- PROBLEM REQUIREMENTS: Your task is to retype the lines from the opening of the material through the line that includes "y_538 = [11.8]". Do not copy the pictures.
------------
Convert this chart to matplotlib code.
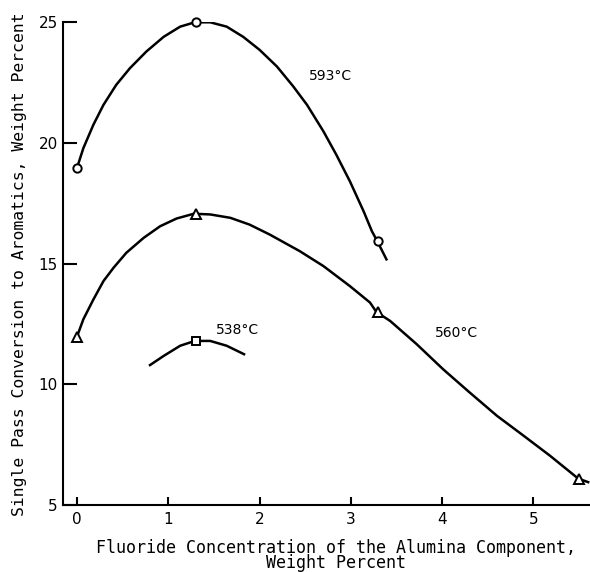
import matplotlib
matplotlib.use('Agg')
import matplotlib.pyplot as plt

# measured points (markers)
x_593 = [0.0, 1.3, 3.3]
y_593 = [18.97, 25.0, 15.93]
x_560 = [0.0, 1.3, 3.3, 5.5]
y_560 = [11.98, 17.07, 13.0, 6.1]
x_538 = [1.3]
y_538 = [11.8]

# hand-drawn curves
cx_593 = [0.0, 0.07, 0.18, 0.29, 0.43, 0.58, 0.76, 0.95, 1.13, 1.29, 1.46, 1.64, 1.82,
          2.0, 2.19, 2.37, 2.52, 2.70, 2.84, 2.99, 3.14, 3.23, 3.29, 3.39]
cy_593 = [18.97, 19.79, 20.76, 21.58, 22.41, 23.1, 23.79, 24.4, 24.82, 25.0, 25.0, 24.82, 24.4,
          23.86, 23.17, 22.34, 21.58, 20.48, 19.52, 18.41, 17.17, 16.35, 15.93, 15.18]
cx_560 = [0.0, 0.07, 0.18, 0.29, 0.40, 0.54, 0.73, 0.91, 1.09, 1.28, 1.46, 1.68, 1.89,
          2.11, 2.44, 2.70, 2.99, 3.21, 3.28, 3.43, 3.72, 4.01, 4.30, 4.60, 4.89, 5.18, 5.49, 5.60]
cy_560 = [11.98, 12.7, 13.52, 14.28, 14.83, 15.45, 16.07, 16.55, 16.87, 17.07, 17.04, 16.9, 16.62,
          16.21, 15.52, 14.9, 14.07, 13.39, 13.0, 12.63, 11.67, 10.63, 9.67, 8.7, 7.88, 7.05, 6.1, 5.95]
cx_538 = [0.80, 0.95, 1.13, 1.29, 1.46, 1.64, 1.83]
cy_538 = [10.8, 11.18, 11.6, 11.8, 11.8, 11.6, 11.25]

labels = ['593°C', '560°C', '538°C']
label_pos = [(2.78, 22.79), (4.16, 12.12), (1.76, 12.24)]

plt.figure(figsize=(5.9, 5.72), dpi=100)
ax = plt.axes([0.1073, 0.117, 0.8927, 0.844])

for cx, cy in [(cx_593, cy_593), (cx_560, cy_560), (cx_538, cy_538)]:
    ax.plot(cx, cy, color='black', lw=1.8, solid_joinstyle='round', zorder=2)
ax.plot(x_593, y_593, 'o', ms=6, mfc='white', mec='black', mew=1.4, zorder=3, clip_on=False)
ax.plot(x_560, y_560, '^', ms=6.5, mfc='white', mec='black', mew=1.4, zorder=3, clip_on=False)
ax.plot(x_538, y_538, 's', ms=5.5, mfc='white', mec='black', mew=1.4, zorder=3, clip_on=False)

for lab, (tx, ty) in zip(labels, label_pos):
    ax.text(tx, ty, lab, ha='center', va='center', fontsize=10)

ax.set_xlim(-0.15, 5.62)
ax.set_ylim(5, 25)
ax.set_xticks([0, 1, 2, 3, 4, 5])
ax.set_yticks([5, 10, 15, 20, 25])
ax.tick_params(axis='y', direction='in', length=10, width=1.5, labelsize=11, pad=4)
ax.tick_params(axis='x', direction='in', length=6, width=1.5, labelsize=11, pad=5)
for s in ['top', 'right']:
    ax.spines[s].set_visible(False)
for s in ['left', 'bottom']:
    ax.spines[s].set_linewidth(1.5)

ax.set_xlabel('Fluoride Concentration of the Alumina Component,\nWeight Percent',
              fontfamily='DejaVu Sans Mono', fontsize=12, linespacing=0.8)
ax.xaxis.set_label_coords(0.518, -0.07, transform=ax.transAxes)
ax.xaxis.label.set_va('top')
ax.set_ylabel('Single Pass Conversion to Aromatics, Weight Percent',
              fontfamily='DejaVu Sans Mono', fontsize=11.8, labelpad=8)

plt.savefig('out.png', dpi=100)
------------
- OUTPUT BELOW:
Convert this chart to matplotlib code.
import matplotlib
matplotlib.use('Agg')
import matplotlib.pyplot as plt

# measured points (markers)
x_593 = [0.0, 1.3, 3.3]
y_593 = [18.97, 25.0, 15.93]
x_560 = [0.0, 1.3, 3.3, 5.5]
y_560 = [11.98, 17.07, 13.0, 6.1]
x_538 = [1.3]
y_538 = [11.8]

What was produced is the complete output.